=== Records supplied ===

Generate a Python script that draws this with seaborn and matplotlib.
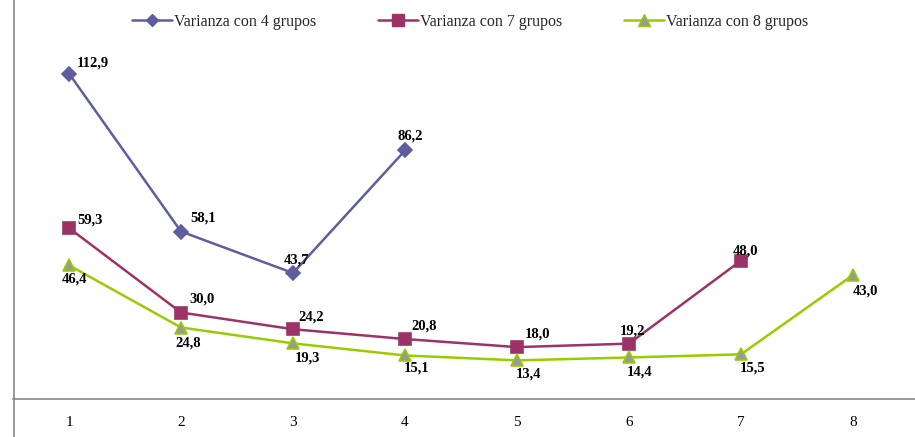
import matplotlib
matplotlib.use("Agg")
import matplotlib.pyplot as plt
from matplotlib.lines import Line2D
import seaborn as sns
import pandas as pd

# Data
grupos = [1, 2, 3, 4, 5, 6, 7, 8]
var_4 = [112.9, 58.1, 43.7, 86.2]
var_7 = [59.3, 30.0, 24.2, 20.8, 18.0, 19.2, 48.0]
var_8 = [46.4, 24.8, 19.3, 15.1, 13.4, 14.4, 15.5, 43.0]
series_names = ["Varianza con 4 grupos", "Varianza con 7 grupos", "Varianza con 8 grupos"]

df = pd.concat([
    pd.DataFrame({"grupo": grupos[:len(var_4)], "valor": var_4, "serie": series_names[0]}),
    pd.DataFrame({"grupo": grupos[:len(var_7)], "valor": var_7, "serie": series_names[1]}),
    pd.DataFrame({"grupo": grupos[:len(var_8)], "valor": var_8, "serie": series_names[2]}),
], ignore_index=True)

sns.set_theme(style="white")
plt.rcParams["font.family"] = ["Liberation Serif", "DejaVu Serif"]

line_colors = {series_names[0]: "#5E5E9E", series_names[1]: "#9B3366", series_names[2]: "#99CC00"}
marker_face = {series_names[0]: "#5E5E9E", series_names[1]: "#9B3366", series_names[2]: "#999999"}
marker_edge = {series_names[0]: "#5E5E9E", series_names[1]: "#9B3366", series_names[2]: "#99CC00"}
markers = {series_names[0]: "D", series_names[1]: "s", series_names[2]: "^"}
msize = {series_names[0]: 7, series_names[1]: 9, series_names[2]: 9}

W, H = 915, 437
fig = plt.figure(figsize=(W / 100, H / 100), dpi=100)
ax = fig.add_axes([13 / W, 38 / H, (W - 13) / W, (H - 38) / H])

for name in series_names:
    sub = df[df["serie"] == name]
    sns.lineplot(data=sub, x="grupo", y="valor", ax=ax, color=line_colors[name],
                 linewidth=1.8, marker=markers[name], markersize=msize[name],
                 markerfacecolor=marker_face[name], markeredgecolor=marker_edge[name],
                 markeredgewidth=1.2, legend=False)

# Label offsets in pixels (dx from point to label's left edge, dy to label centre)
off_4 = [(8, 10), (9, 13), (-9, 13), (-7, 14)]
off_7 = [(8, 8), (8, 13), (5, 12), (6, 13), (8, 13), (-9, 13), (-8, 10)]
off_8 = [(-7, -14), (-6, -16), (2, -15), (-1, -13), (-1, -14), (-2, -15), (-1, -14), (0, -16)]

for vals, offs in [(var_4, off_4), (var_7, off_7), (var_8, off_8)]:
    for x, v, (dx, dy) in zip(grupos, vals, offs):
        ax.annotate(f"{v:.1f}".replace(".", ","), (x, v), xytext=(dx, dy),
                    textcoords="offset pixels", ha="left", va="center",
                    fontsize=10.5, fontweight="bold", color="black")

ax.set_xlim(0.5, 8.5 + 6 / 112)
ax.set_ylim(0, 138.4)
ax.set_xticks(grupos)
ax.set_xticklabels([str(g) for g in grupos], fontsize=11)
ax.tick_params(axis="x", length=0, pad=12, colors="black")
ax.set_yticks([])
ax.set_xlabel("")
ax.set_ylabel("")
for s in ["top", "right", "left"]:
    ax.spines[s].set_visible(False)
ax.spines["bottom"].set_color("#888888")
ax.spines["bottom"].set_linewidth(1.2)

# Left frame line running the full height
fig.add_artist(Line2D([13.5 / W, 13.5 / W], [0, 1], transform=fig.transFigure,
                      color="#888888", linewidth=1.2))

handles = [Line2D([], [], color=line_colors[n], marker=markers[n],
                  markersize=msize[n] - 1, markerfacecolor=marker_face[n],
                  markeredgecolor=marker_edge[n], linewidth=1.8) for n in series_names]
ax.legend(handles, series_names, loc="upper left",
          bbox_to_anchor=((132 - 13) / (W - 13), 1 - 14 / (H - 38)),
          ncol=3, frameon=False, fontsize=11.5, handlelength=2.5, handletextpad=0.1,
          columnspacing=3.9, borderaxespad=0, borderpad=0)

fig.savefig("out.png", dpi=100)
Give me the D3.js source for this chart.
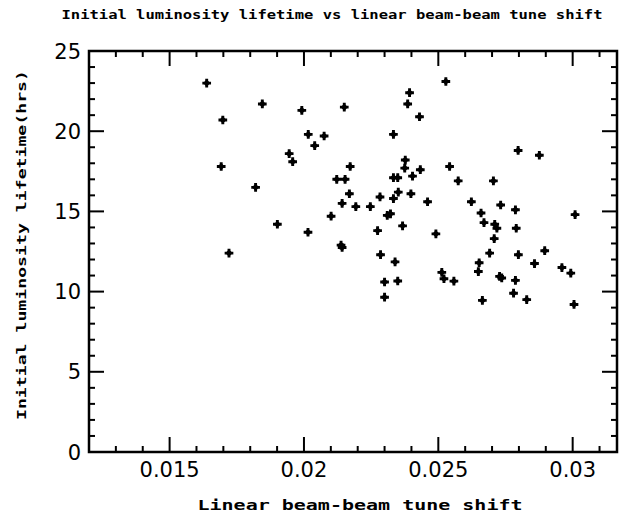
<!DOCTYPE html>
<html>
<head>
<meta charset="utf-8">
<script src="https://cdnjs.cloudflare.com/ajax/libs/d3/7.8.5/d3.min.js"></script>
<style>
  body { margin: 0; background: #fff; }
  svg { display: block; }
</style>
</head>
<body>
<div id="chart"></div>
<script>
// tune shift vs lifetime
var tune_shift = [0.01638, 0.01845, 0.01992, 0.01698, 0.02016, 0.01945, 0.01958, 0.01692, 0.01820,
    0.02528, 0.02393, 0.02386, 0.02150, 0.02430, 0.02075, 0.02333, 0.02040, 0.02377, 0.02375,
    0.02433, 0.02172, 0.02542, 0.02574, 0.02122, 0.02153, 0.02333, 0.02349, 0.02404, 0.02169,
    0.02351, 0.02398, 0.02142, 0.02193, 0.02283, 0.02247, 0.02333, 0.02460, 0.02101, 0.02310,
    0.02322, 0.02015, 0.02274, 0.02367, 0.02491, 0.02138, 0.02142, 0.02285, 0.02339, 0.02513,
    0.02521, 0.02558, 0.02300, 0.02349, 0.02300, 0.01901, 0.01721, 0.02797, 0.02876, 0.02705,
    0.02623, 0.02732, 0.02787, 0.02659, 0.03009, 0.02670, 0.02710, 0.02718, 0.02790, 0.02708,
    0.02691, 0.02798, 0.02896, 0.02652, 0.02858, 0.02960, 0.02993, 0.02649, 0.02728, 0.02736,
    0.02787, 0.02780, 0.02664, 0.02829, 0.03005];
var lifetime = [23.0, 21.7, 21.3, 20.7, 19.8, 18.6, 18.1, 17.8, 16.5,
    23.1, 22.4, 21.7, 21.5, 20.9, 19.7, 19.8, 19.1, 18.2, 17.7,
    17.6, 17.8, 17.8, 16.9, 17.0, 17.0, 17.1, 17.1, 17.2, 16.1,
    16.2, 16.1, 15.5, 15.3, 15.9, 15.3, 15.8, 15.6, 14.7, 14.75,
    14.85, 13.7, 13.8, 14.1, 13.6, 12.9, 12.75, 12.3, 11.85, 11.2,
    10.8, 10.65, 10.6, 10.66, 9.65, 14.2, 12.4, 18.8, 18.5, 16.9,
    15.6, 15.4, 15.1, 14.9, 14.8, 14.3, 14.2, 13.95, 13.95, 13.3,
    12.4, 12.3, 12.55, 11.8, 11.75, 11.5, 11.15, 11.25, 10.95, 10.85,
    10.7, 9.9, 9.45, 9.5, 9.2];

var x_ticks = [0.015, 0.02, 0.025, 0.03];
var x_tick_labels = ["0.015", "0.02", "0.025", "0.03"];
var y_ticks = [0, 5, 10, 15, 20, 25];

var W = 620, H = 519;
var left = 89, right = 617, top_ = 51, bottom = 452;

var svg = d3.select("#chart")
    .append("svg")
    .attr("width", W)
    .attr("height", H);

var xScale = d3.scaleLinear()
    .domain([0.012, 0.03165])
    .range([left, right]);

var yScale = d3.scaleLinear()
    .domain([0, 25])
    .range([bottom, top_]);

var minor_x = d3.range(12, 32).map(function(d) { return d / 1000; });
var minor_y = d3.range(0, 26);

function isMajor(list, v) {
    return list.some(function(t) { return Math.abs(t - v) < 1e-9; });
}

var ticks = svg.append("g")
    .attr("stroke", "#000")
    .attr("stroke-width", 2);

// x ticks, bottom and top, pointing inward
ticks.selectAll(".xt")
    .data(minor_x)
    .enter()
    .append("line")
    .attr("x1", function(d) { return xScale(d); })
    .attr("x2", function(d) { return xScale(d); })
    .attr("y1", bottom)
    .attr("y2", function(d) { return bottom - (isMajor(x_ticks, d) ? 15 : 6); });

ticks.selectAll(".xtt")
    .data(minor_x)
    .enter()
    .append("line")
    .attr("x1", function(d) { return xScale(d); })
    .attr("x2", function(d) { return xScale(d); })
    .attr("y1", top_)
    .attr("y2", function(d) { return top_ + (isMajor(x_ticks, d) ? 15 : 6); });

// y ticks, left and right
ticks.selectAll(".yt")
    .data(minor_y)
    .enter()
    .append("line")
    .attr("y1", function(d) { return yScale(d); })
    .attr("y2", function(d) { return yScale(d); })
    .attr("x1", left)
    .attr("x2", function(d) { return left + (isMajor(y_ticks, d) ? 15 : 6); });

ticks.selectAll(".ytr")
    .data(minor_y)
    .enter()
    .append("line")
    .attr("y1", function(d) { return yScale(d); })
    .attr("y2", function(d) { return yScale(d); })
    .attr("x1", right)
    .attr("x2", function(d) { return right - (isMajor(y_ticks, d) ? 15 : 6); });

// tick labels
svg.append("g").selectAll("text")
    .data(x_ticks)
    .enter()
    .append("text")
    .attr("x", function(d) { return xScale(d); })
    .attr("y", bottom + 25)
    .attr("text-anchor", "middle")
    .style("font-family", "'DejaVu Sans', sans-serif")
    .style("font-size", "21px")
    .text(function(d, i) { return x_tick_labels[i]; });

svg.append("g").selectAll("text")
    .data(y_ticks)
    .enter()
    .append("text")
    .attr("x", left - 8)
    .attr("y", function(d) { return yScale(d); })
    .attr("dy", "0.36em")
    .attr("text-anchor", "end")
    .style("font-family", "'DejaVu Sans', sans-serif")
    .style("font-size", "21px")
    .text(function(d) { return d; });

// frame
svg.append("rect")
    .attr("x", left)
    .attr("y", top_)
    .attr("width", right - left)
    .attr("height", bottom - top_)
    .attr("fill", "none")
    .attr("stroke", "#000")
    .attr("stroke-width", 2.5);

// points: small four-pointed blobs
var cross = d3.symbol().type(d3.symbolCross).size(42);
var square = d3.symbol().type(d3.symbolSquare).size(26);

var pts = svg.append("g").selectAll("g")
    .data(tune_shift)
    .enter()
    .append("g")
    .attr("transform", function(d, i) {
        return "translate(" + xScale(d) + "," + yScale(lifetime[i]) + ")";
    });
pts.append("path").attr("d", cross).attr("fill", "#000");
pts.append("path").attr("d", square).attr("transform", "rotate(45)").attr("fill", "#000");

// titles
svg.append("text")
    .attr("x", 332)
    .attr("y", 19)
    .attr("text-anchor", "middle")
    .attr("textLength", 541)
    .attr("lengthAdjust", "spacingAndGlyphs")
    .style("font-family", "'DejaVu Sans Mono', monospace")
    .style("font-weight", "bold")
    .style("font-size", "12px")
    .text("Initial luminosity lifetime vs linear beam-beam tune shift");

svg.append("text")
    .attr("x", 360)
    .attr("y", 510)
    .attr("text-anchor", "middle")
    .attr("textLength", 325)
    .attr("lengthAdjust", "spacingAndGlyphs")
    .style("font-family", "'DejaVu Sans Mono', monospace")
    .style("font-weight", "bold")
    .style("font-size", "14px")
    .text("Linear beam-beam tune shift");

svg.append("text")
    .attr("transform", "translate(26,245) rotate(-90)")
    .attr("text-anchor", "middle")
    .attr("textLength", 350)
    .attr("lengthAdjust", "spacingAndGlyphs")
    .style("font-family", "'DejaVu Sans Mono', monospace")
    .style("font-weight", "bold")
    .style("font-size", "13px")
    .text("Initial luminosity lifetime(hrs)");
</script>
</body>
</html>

===

Your task |
Take every line from the records above that has the word "script" and copy it.

Solution to this task |
Generate a Python script that draws this with seaborn and matplotlib.
<script src="https://cdnjs.cloudflare.com/ajax/libs/d3/7.8.5/d3.min.js"></script>
<script>
</script>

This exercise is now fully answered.